Today let’s stick to mostly veggies when juicing since adding lots of fruit makes the sugar content skyrocket. So far, our favorite veggies to juice are beets and carrots — they are already naturally sweet and really don’t need much help from fruit to make the juice taste incredible.
For this easy green juice recipe, we combine highly alkalizing spinach with green apple, cucumber, parsley, ginger, and lemon. Spinach tastes mild and is packed with nutrition, lemon and ginger add zing, the cucumber adds mineral-rich water, and the apple balances everything out with a little sweetness.
Green Juice Benefits
- Green Apple When juiced with the peel still on, apples are a great source of Vitamin A, Vitamin C, and potassium. Apples help with breaking down toxins, lowering cholesterol, and helps with digestion
- Parsley is an antioxidant powerhouse and is rich in vitamins and minerals such as potassium, iron, magnesium, vitamin A, vitamin B, vitamin C, vitamin E, and vitamin K.
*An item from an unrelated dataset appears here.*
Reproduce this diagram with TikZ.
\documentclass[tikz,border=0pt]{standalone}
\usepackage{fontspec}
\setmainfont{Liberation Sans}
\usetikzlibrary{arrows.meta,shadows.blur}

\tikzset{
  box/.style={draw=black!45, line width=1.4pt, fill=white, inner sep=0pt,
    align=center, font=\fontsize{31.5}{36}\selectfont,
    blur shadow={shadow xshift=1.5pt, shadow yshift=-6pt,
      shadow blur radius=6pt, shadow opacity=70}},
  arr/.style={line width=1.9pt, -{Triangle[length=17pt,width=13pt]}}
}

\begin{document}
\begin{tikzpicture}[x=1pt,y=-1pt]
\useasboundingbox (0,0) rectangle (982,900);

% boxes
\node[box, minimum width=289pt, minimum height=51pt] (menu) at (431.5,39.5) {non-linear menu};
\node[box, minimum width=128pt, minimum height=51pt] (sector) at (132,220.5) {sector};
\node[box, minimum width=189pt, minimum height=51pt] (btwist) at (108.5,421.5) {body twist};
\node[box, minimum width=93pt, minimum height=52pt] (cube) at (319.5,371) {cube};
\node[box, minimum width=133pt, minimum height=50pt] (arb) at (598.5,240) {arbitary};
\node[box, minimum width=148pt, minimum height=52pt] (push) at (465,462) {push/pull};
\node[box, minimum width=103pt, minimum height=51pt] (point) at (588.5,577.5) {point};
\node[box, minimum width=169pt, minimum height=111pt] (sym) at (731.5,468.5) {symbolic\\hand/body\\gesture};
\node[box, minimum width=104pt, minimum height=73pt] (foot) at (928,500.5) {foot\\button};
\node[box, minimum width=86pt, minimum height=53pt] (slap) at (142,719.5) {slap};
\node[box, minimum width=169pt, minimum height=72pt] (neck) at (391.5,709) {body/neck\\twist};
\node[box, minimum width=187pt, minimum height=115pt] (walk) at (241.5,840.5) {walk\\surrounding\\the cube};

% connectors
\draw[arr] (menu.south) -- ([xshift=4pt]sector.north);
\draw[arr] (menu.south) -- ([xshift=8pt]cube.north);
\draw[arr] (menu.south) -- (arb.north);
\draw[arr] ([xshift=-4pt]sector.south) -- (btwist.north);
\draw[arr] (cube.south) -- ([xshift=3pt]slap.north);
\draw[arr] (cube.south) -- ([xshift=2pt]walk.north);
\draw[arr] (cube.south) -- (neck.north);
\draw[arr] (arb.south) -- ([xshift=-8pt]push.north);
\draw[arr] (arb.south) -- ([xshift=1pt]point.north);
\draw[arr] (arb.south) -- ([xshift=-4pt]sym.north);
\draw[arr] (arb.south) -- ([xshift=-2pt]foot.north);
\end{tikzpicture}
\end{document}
- Spinach is alkalizing and is rich in many essential vitamins and minerals. A real powerhouse!
- Cucumber is high in vitamin A, B complex, vitamin C, and folic acid. It’s aids in cell hydration, regulating body temperature, and eases inflammation. It’s high silica content also helps to alleviate skin problems, hair loss and strengthens nails
- Lemons are high in immune-boosting vitamin C and help out with potassium and vitamin B6.
- Ginger is a powerhouse in juices. Thanks to gingerols, ginger has powerful anti-inflammatory effects, aids in digestion and relieves bloating.
Green Juice Recipe
- 1 medium green apple, rinsed with core removed
- Handful parsley leaves and stems
- 2 cups packed baby spinach leaves
- 1 large seedless (hothouse or English) cucumber, rinsed
- 1 medium lemon
- 1-inch length piece fresh ginger, scrubbed clean
Chop the apple, cucumber, and ginger into thin pieces small enough to easily go through the juicer. Cutaway the yellow peel from the lemon, leaving most of the white pith and lemon flesh. Cut into slices and remove any seeds. Reserve about half of the lemon. Turn the juicer on and push everything through, alternating between the greens and the firmer cucumber, apple, and lemon. When everything but the reserved lemon has been juiced, stir the juice and taste for tartness. Add the remaining lemon if you feel it can take it. Or if the juice is too tart, consider adding a couple scrubbed unpeeled carrots or another cored apple.